(Data extracted from a collection)
===============
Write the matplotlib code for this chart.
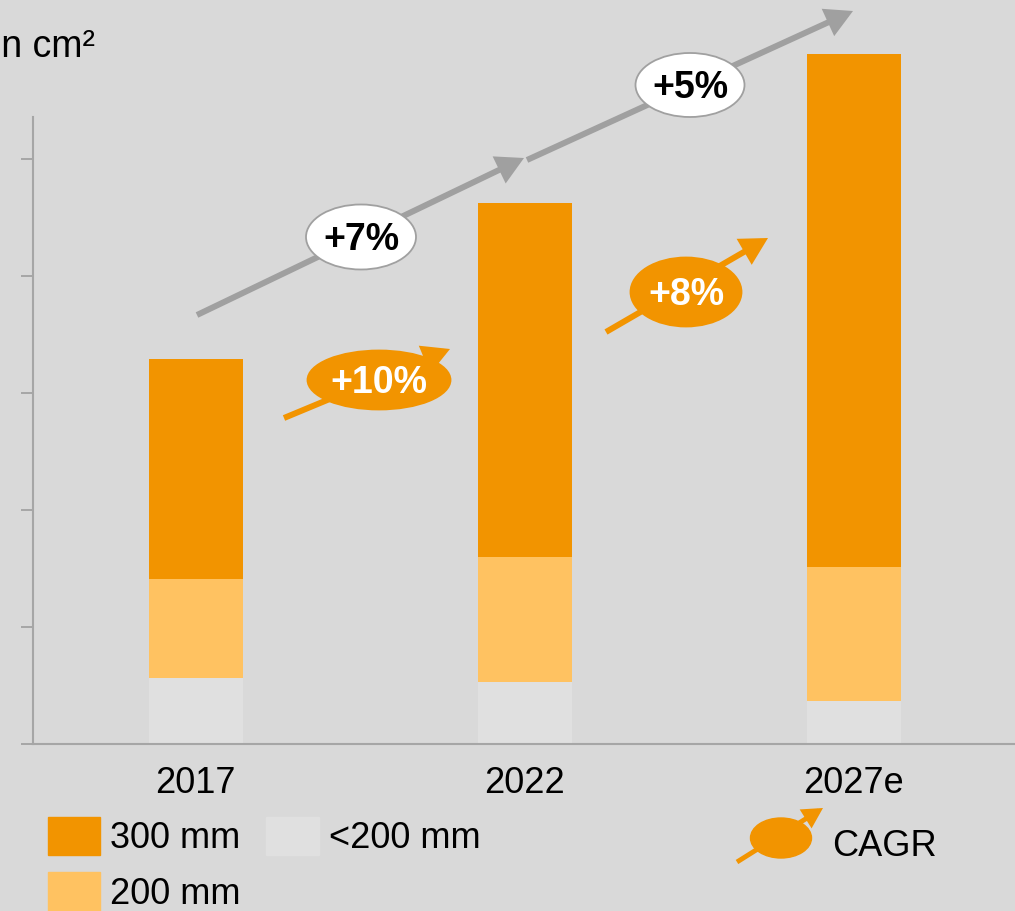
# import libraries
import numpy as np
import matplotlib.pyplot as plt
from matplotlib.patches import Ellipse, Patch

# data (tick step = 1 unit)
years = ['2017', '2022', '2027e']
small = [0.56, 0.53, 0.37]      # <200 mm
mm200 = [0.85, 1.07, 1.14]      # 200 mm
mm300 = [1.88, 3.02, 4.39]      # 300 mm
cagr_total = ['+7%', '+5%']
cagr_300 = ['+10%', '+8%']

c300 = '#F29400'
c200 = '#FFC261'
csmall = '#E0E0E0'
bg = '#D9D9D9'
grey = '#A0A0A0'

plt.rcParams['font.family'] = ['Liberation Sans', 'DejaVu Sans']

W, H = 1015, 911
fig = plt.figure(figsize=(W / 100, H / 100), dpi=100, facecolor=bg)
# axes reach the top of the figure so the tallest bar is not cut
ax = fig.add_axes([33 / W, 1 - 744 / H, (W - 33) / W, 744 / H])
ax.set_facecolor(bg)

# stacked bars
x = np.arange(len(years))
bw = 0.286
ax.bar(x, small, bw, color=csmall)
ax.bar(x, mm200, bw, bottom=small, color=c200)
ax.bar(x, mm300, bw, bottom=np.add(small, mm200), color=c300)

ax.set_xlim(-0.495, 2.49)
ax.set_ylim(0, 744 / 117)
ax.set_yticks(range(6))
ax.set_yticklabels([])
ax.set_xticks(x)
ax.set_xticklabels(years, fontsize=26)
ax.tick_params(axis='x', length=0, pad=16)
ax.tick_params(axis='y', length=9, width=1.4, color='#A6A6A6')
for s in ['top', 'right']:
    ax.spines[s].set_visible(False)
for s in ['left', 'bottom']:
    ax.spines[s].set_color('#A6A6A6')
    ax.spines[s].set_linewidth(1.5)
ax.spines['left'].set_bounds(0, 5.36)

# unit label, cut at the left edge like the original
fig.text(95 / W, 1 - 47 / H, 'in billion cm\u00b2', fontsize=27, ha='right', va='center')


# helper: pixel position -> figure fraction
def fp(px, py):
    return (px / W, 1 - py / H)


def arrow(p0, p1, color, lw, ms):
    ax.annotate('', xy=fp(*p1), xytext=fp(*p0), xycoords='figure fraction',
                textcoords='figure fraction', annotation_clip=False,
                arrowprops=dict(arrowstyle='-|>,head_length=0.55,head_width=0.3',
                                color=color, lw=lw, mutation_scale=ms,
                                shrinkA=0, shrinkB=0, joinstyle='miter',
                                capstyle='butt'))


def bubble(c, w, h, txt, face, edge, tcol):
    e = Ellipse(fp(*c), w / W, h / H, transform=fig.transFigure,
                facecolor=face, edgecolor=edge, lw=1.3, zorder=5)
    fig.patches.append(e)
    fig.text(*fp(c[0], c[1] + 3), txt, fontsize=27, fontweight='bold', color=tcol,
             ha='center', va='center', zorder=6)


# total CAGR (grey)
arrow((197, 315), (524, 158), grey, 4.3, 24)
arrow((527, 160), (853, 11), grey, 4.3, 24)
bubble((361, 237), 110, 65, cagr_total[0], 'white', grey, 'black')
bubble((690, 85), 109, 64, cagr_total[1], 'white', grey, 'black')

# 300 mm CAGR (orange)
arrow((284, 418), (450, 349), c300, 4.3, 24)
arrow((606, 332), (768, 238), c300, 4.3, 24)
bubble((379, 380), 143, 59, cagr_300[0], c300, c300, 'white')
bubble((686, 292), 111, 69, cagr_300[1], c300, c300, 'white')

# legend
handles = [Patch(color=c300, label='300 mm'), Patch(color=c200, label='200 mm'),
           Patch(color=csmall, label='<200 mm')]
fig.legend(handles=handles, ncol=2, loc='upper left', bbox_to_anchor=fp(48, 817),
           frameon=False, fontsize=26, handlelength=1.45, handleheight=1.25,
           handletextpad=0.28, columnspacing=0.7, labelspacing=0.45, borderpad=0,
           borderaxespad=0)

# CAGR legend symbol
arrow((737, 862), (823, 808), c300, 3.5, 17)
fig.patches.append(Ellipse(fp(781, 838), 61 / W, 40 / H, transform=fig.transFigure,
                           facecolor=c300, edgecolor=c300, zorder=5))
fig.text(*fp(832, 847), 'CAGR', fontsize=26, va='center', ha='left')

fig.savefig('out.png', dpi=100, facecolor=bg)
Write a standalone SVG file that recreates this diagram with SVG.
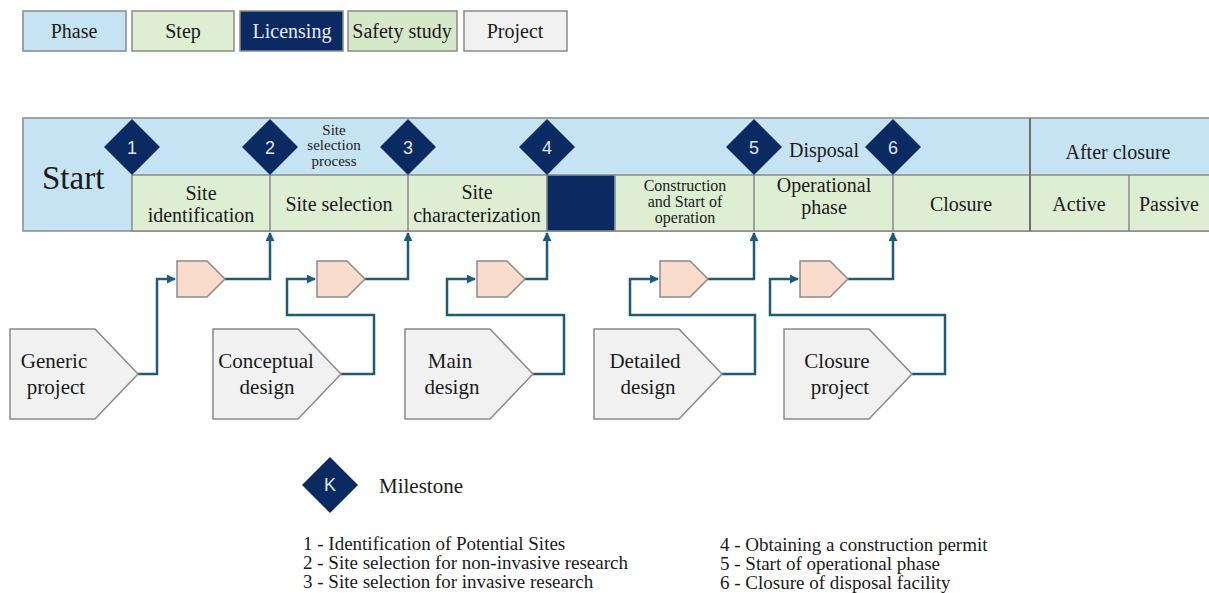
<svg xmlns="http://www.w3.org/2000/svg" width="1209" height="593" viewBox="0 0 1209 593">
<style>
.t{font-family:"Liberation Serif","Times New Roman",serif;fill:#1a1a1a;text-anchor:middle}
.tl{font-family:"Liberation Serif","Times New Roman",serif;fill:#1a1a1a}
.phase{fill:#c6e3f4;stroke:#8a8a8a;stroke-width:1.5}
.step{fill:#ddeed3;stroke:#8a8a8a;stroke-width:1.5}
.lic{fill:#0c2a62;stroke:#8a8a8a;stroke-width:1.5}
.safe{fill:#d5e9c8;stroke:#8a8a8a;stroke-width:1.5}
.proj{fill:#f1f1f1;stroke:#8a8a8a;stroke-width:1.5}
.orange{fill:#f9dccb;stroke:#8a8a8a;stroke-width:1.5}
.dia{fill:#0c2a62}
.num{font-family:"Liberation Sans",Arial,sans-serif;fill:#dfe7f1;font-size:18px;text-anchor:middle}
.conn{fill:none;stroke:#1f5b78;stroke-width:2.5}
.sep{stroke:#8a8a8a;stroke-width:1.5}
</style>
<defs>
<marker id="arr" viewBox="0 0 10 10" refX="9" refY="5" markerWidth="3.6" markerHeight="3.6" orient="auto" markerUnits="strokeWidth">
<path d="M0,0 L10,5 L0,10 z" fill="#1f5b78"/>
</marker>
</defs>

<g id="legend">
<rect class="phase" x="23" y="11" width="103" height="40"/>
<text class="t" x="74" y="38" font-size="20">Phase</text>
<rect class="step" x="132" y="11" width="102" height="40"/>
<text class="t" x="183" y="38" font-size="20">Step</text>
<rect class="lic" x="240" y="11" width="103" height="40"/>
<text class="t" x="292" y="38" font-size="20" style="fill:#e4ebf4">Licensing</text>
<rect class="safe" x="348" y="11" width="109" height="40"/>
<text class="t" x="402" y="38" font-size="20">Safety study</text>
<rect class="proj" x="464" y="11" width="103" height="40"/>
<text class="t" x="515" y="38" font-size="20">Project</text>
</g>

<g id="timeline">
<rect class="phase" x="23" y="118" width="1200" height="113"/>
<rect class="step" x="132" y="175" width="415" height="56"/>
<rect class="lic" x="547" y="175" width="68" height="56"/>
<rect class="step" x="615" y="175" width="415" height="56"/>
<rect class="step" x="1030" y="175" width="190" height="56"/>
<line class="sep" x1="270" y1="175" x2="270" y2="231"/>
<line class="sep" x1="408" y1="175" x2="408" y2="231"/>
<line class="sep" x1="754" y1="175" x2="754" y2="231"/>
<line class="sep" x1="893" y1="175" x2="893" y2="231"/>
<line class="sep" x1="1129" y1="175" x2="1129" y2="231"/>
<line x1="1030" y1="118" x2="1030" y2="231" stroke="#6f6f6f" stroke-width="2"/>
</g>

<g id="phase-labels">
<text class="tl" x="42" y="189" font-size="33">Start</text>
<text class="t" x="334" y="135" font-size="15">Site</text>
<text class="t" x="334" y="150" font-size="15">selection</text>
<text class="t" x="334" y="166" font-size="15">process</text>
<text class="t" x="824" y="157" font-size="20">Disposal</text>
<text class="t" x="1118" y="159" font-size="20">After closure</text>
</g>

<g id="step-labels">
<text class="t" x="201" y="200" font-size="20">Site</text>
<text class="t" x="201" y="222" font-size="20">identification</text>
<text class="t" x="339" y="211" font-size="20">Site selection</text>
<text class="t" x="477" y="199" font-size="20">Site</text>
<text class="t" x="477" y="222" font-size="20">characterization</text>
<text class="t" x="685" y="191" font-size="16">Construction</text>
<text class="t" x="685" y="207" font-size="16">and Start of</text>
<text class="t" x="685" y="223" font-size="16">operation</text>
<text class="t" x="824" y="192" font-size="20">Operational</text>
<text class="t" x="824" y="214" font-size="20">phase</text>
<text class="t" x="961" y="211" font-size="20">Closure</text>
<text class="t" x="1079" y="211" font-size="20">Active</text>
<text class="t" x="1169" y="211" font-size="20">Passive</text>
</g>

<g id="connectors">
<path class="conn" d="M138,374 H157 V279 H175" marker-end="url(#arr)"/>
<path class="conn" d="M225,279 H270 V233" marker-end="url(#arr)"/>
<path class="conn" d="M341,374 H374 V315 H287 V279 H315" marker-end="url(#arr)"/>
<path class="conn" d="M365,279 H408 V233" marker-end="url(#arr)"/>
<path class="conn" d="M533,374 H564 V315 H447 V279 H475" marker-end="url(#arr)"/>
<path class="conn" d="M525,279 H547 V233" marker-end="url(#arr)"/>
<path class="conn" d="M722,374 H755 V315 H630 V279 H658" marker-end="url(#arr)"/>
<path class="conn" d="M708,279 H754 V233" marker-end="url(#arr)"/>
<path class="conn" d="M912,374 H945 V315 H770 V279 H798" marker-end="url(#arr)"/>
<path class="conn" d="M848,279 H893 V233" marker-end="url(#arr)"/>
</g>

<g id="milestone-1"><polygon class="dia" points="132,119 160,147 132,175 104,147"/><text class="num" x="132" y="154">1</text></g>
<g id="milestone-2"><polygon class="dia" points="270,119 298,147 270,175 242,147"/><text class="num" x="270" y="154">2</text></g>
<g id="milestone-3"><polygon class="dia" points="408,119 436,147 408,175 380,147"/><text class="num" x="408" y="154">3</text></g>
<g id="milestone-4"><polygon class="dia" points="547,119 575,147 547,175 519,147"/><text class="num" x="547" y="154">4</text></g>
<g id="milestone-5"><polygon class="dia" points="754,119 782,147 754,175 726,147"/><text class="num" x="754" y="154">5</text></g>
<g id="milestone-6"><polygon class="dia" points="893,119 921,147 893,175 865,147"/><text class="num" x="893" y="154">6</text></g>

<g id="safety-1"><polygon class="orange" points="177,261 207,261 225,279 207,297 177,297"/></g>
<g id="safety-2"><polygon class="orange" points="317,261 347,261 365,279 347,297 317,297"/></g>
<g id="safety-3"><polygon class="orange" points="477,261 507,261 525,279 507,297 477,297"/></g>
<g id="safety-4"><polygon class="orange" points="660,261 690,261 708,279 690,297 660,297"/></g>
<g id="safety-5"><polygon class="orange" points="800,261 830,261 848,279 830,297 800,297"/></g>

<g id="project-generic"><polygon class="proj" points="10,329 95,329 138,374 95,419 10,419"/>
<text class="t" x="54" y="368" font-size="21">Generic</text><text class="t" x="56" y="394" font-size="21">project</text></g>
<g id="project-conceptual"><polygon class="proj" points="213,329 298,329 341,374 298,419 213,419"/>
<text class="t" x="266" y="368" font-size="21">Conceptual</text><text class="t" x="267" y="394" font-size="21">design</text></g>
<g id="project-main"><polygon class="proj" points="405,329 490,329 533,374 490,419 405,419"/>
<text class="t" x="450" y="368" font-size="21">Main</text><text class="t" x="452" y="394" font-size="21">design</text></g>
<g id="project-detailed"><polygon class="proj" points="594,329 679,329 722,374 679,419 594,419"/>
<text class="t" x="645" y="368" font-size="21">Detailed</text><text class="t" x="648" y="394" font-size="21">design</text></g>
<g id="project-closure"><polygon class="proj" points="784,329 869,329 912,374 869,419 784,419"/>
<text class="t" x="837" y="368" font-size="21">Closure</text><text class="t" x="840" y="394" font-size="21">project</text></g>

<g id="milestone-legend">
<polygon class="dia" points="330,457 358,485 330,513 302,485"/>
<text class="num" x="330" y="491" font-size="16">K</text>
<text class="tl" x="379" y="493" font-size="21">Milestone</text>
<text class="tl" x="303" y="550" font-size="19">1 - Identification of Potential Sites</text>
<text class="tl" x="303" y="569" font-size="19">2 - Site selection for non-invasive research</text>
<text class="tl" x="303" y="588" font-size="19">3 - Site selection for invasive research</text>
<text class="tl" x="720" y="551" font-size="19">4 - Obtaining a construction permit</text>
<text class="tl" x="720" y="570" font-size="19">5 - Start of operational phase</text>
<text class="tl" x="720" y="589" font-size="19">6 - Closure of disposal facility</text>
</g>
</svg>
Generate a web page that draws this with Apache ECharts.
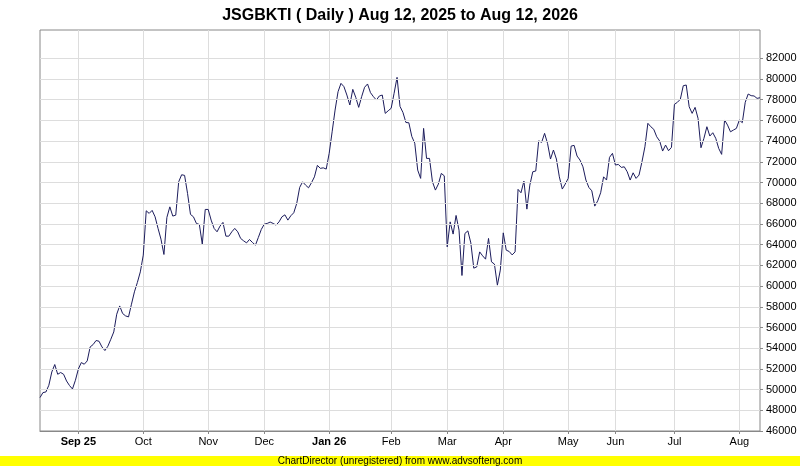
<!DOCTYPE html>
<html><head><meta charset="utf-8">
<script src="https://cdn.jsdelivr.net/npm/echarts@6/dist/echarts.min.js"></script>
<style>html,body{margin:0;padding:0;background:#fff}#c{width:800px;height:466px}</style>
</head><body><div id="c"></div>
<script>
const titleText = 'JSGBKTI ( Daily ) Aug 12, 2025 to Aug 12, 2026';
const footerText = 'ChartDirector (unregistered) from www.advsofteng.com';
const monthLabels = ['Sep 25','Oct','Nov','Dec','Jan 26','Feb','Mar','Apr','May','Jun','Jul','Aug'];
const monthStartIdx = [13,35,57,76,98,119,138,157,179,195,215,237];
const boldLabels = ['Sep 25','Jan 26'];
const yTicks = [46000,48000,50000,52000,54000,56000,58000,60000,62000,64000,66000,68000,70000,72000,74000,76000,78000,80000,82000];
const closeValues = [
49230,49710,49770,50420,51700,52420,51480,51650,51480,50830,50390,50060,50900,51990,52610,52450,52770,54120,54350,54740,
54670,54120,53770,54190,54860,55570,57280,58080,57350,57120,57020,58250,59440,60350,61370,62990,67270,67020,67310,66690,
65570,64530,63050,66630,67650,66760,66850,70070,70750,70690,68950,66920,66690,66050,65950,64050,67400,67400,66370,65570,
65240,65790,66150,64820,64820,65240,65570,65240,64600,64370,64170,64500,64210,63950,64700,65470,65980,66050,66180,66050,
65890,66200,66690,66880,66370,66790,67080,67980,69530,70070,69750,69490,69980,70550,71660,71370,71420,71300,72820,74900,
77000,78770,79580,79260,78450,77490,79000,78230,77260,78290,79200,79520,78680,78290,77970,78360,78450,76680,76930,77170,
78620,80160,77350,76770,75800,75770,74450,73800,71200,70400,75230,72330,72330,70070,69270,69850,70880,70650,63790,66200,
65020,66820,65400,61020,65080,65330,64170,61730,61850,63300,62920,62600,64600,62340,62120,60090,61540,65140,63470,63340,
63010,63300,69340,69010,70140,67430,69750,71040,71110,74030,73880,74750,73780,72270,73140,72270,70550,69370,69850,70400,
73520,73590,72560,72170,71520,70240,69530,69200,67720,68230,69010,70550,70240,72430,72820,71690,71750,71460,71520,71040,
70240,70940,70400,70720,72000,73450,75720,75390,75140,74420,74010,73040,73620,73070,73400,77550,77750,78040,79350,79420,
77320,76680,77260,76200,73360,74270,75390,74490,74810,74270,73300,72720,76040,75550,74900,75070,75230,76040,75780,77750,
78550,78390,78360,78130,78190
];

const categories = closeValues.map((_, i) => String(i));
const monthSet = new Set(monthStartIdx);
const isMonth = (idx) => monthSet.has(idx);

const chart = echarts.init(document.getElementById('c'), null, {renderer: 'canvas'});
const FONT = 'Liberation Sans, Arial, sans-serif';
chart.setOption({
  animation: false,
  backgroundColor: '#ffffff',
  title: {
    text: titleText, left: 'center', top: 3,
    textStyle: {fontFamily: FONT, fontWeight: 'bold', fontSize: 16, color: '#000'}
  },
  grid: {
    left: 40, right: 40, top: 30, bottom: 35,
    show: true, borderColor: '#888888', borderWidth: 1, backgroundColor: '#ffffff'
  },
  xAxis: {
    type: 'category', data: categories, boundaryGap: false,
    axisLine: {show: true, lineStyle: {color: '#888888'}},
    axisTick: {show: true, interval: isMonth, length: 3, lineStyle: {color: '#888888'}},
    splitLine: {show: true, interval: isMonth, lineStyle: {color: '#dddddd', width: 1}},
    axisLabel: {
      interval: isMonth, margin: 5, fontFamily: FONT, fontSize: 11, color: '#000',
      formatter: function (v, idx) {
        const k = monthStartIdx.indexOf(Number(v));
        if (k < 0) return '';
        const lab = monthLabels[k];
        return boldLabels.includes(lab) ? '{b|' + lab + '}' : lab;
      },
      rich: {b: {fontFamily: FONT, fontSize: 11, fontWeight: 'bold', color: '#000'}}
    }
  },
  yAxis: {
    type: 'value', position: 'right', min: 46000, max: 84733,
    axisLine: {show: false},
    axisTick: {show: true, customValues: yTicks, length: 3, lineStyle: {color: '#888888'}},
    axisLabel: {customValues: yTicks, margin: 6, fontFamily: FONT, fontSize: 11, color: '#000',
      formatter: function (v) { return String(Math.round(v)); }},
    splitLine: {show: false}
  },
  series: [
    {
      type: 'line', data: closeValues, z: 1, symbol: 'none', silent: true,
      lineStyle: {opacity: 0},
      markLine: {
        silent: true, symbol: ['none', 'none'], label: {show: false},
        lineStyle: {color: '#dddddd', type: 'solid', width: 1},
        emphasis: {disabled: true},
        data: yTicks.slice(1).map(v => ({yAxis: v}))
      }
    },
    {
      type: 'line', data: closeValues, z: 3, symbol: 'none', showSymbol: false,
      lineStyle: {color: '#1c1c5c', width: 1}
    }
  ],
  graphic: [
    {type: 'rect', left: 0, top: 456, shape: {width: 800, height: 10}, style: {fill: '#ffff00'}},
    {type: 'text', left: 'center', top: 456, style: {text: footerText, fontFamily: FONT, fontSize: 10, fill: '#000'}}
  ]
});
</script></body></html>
===============
From the opening line of the entries above to the line containing "plt.rcParams['font.family'] = ['Liberation", please transcribe each line exactly, skipping every picture.

Written reply:
Write the matplotlib code for this chart.
# import libraries
import numpy as np
import matplotlib.pyplot as plt
from matplotlib.patches import Ellipse, Patch

# data (tick step = 1 unit)
years = ['2017', '2022', '2027e']
small = [0.56, 0.53, 0.37]      # <200 mm
mm200 = [0.85, 1.07, 1.14]      # 200 mm
mm300 = [1.88, 3.02, 4.39]      # 300 mm
cagr_total = ['+7%', '+5%']
cagr_300 = ['+10%', '+8%']

c300 = '#F29400'
c200 = '#FFC261'
csmall = '#E0E0E0'
bg = '#D9D9D9'
grey = '#A0A0A0'

plt.rcParams['font.family'] = ['Liberation Sans', 'DejaVu Sans']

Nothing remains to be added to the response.